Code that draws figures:
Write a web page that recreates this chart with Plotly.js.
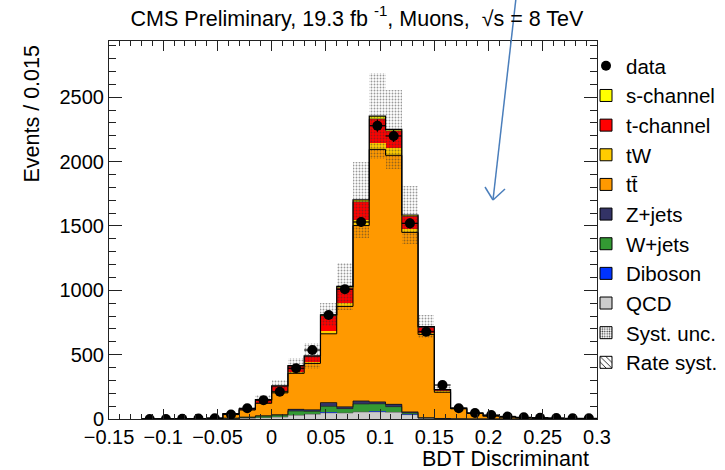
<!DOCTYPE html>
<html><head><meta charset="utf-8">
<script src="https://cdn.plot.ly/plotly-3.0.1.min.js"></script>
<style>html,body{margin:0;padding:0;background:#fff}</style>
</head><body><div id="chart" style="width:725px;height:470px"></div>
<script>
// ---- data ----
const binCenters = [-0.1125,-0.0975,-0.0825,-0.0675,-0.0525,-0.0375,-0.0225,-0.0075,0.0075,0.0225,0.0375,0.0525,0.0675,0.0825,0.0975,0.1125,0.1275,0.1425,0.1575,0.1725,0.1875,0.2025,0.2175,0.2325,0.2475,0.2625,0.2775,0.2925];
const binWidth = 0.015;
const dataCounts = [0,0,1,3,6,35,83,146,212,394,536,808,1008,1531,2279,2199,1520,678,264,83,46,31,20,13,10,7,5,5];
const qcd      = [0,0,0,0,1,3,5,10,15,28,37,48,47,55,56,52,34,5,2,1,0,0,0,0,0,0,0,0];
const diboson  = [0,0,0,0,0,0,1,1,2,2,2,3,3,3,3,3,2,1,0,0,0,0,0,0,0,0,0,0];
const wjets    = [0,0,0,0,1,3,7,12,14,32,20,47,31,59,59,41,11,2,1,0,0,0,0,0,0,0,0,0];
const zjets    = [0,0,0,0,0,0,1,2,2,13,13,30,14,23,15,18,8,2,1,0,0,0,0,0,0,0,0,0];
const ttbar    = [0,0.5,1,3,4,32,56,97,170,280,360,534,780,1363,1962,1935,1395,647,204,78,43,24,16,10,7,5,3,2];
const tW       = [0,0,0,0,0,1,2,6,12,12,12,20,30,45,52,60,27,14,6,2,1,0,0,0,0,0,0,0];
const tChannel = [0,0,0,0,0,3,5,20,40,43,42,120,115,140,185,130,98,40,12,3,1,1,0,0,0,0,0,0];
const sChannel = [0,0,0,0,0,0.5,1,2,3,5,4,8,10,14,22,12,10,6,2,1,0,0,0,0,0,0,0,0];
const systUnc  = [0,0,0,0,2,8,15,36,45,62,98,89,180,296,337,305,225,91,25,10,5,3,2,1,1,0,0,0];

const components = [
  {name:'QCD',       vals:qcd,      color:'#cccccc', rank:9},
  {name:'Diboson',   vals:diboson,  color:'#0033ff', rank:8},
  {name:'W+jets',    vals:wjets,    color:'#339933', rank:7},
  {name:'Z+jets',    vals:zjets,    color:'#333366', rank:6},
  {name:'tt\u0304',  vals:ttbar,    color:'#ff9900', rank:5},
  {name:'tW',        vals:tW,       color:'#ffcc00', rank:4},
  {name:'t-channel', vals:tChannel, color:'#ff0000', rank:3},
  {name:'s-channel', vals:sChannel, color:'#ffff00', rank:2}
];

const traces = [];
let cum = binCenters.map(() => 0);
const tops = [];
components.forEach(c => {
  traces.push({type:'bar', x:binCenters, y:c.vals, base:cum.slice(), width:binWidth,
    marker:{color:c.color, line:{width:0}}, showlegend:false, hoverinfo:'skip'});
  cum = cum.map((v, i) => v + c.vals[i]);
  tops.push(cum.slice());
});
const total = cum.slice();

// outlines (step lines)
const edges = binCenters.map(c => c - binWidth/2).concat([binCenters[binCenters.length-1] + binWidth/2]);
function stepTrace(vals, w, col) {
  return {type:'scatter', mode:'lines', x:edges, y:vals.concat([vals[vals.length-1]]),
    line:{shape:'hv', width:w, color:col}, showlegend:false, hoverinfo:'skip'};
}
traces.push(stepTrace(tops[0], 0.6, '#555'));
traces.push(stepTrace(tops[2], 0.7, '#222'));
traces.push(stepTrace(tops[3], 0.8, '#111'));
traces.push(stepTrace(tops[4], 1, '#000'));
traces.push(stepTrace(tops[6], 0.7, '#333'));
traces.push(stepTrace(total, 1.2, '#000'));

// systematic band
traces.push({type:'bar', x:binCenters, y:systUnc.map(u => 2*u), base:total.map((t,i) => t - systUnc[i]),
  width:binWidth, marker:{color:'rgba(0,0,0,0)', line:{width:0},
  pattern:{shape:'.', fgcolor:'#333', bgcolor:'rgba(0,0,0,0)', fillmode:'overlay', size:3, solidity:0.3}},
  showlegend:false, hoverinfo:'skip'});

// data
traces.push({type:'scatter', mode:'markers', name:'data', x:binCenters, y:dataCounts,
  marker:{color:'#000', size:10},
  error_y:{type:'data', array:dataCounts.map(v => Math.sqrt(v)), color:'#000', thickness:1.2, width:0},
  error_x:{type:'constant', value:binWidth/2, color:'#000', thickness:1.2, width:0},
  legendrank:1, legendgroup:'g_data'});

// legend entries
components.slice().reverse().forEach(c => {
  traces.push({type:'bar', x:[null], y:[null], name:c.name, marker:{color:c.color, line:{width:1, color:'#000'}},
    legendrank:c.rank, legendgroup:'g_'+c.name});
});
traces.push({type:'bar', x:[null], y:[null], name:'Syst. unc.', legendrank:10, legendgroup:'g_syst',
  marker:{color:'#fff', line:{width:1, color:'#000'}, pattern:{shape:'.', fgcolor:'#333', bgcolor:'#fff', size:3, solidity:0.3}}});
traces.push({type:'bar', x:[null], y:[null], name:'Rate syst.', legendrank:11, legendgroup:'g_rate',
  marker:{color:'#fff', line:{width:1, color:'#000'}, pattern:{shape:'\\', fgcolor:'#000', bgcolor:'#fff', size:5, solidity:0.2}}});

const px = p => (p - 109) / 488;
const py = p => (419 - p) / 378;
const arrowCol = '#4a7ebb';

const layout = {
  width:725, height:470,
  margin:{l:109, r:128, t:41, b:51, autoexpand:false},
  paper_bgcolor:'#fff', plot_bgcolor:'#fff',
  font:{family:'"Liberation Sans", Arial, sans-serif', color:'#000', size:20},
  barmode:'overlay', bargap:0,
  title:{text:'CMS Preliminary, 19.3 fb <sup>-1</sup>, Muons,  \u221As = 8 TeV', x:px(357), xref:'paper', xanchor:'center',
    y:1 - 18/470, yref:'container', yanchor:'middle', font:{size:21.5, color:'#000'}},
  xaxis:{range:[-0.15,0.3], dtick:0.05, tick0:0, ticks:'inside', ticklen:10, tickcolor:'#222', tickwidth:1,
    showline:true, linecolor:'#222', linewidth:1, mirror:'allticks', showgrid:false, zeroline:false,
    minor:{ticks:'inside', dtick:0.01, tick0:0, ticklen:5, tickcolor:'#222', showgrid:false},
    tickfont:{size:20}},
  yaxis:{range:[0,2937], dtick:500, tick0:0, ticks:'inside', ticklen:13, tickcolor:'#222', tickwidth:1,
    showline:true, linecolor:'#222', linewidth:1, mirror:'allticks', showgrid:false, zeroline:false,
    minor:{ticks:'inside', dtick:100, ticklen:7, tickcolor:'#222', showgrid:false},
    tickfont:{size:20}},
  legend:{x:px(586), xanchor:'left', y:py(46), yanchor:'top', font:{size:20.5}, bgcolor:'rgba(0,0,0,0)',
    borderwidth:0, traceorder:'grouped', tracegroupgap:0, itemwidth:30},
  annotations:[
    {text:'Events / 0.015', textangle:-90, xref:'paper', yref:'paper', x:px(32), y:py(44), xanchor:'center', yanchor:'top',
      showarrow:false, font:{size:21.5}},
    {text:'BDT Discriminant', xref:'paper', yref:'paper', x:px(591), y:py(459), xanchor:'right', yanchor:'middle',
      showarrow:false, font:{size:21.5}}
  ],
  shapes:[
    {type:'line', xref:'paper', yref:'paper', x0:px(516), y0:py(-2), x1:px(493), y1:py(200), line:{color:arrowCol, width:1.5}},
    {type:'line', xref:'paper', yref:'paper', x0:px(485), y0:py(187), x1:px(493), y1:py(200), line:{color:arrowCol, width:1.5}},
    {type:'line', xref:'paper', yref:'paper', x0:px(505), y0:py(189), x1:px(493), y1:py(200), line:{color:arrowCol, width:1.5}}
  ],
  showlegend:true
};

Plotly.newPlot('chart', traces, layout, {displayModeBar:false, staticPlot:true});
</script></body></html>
---
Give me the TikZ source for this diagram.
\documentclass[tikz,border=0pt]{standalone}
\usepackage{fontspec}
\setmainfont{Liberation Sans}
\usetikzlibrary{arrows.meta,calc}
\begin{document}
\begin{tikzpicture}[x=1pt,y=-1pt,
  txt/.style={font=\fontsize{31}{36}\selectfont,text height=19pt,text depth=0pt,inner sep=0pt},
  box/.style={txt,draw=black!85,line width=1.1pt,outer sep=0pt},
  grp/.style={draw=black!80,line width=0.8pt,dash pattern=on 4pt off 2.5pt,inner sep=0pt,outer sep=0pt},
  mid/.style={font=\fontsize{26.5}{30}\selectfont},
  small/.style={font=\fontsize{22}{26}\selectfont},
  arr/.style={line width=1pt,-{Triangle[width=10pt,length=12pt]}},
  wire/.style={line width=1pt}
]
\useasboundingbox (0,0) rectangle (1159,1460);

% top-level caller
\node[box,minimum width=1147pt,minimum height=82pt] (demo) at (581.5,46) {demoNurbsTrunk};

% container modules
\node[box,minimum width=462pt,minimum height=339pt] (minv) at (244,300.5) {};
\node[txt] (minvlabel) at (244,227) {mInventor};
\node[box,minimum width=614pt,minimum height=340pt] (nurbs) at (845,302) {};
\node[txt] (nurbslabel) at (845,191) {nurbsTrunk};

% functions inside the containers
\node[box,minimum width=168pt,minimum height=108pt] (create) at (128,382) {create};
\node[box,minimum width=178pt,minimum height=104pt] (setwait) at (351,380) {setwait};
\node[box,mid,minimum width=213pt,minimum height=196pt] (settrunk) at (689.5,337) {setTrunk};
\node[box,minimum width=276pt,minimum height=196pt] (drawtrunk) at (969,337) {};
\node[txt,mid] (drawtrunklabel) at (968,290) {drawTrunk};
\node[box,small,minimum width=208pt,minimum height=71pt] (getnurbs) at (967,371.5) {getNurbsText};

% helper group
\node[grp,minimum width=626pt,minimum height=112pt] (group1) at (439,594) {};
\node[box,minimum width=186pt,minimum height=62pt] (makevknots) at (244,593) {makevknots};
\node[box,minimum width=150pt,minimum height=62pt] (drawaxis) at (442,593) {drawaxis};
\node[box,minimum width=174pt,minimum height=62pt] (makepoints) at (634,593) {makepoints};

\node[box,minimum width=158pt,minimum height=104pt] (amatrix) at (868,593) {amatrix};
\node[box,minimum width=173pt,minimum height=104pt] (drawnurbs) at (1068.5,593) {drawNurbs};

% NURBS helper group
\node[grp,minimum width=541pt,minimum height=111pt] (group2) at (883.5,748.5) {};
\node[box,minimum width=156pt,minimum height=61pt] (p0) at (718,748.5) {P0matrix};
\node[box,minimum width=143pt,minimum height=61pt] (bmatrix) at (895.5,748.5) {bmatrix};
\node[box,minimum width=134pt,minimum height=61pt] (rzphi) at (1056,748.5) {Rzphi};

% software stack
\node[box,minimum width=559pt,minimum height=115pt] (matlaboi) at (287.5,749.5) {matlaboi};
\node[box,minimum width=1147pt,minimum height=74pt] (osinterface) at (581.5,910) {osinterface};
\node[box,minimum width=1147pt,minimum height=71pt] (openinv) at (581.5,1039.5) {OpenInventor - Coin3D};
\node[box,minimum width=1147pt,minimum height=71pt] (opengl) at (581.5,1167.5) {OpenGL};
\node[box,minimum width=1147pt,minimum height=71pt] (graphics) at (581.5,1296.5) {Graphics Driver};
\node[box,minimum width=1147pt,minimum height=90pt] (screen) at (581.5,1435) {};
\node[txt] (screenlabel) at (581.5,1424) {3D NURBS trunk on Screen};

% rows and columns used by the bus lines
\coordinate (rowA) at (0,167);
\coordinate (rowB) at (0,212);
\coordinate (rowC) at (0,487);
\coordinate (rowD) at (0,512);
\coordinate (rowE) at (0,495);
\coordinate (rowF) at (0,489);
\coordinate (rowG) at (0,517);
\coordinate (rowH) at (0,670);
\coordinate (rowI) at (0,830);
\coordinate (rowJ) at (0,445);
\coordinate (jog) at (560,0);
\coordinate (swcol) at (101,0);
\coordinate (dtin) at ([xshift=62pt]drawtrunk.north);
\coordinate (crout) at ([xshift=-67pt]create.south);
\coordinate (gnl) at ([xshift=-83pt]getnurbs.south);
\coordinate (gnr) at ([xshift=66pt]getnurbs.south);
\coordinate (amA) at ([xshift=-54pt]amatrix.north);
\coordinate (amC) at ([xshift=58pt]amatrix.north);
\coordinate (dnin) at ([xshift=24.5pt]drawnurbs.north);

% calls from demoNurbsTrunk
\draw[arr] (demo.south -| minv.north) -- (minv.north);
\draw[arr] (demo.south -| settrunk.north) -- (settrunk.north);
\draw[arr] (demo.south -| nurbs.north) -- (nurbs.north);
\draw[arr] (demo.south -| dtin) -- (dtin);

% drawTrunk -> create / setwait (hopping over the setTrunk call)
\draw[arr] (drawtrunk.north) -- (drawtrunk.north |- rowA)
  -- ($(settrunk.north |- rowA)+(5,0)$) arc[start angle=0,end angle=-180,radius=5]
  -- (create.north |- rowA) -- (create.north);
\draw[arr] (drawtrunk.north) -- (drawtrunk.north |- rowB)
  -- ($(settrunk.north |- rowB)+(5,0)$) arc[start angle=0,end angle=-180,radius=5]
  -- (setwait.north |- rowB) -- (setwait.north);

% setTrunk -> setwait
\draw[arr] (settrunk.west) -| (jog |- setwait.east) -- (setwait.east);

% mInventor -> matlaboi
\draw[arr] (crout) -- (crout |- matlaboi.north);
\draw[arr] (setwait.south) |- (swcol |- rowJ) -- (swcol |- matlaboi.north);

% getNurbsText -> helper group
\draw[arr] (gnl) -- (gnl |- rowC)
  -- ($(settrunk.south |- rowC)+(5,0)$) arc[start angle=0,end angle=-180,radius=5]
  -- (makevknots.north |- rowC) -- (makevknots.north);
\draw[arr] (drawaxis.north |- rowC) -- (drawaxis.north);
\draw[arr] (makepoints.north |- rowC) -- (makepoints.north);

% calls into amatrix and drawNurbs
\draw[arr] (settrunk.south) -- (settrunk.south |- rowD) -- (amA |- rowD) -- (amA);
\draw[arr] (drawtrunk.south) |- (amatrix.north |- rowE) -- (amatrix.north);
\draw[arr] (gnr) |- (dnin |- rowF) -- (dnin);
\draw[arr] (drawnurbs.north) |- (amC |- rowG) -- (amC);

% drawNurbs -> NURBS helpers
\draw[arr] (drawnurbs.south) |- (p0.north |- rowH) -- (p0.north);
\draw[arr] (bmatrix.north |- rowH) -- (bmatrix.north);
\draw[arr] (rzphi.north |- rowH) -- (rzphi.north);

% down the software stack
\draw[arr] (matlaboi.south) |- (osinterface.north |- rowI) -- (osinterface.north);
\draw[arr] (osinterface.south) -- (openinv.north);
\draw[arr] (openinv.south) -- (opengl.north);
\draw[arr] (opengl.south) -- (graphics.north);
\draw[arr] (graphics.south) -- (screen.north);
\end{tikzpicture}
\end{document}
--
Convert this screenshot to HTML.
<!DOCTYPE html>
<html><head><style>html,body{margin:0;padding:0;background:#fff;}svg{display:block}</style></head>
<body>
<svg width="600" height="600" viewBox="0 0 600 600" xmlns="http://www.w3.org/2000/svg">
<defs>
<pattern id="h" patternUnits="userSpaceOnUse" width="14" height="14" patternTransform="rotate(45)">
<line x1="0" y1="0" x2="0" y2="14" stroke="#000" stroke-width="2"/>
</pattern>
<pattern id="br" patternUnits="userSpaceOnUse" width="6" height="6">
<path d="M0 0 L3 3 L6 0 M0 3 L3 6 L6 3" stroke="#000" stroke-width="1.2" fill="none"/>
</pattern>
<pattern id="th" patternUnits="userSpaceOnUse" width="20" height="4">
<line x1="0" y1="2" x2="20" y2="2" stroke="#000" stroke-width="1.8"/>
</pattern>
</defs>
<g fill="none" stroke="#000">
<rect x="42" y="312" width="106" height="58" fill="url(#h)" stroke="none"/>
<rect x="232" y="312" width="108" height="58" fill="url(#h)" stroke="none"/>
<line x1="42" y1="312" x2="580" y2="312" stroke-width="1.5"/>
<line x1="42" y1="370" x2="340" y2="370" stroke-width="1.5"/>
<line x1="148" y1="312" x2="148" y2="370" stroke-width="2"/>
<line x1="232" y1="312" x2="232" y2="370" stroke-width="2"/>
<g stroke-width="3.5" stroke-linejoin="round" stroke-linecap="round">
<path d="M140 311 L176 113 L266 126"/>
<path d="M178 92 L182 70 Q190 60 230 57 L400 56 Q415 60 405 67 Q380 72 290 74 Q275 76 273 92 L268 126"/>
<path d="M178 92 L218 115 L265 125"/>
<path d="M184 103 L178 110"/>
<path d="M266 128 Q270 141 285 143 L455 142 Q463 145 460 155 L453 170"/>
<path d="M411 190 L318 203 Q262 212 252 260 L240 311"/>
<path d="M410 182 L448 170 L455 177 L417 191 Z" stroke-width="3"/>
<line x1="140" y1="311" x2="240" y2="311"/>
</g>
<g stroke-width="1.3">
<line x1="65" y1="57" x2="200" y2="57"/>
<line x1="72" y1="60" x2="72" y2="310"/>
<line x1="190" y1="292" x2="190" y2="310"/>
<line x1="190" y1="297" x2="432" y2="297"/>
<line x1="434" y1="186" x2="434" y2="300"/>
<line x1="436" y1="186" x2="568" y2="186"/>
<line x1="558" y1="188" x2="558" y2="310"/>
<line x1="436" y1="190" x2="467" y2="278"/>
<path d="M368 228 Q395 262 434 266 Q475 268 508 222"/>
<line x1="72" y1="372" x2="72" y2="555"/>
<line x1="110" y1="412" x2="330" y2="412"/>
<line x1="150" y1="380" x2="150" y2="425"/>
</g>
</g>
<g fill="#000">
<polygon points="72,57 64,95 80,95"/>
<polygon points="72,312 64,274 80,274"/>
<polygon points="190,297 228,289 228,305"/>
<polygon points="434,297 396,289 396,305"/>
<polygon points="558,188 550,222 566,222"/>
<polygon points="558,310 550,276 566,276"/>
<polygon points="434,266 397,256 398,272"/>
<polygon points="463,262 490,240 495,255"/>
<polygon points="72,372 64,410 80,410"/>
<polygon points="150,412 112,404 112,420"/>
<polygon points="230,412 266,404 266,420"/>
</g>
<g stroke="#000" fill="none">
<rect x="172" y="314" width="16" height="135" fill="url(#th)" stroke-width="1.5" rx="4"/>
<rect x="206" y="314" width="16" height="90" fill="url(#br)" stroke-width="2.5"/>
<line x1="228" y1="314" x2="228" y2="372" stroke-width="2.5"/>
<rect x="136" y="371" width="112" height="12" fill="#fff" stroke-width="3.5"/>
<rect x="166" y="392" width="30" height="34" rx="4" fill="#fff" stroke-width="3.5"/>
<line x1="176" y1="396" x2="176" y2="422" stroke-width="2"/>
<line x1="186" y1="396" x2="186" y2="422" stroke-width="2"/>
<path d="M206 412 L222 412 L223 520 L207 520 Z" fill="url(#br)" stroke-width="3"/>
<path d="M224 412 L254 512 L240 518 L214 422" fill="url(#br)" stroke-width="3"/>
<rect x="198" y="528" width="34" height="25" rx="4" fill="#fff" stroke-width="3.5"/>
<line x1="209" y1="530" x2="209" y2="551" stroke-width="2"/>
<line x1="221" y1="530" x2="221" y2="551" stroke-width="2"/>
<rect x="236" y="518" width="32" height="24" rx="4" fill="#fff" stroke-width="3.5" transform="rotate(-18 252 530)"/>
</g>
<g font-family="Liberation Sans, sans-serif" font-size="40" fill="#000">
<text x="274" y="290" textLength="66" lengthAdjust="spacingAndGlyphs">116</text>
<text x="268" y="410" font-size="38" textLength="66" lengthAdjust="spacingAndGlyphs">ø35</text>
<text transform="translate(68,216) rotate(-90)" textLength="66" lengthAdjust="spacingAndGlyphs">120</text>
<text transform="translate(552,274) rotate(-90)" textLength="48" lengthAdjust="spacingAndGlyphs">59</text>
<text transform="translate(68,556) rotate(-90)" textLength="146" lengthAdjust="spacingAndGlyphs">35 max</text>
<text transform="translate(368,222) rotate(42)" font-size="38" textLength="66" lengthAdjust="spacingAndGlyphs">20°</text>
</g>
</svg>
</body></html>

Short exercise ▸ Each line from the line with "Give me the TikZ source for this diagram." to the line with "width=174pt,minimum height=62pt] (makepoints)" is to be echoed exactly; both boundary lines are included, and nothing else is to be output.

Response to this task ▸
Give me the TikZ source for this diagram.
\documentclass[tikz,border=0pt]{standalone}
\usepackage{fontspec}
\setmainfont{Liberation Sans}
\usetikzlibrary{arrows.meta,calc}
\begin{document}
\begin{tikzpicture}[x=1pt,y=-1pt,
  txt/.style={font=\fontsize{31}{36}\selectfont,text height=19pt,text depth=0pt,inner sep=0pt},
  box/.style={txt,draw=black!85,line width=1.1pt,outer sep=0pt},
  grp/.style={draw=black!80,line width=0.8pt,dash pattern=on 4pt off 2.5pt,inner sep=0pt,outer sep=0pt},
  mid/.style={font=\fontsize{26.5}{30}\selectfont},
  small/.style={font=\fontsize{22}{26}\selectfont},
  arr/.style={line width=1pt,-{Triangle[width=10pt,length=12pt]}},
  wire/.style={line width=1pt}
]
\useasboundingbox (0,0) rectangle (1159,1460);

% top-level caller
\node[box,minimum width=1147pt,minimum height=82pt] (demo) at (581.5,46) {demoNurbsTrunk};

% container modules
\node[box,minimum width=462pt,minimum height=339pt] (minv) at (244,300.5) {};
\node[txt] (minvlabel) at (244,227) {mInventor};
\node[box,minimum width=614pt,minimum height=340pt] (nurbs) at (845,302) {};
\node[txt] (nurbslabel) at (845,191) {nurbsTrunk};

% functions inside the containers
\node[box,minimum width=168pt,minimum height=108pt] (create) at (128,382) {create};
\node[box,minimum width=178pt,minimum height=104pt] (setwait) at (351,380) {setwait};
\node[box,mid,minimum width=213pt,minimum height=196pt] (settrunk) at (689.5,337) {setTrunk};
\node[box,minimum width=276pt,minimum height=196pt] (drawtrunk) at (969,337) {};
\node[txt,mid] (drawtrunklabel) at (968,290) {drawTrunk};
\node[box,small,minimum width=208pt,minimum height=71pt] (getnurbs) at (967,371.5) {getNurbsText};

% helper group
\node[grp,minimum width=626pt,minimum height=112pt] (group1) at (439,594) {};
\node[box,minimum width=186pt,minimum height=62pt] (makevknots) at (244,593) {makevknots};
\node[box,minimum width=150pt,minimum height=62pt] (drawaxis) at (442,593) {drawaxis};
\node[box,minimum width=174pt,minimum height=62pt] (makepoints) at (634,593) {makepoints};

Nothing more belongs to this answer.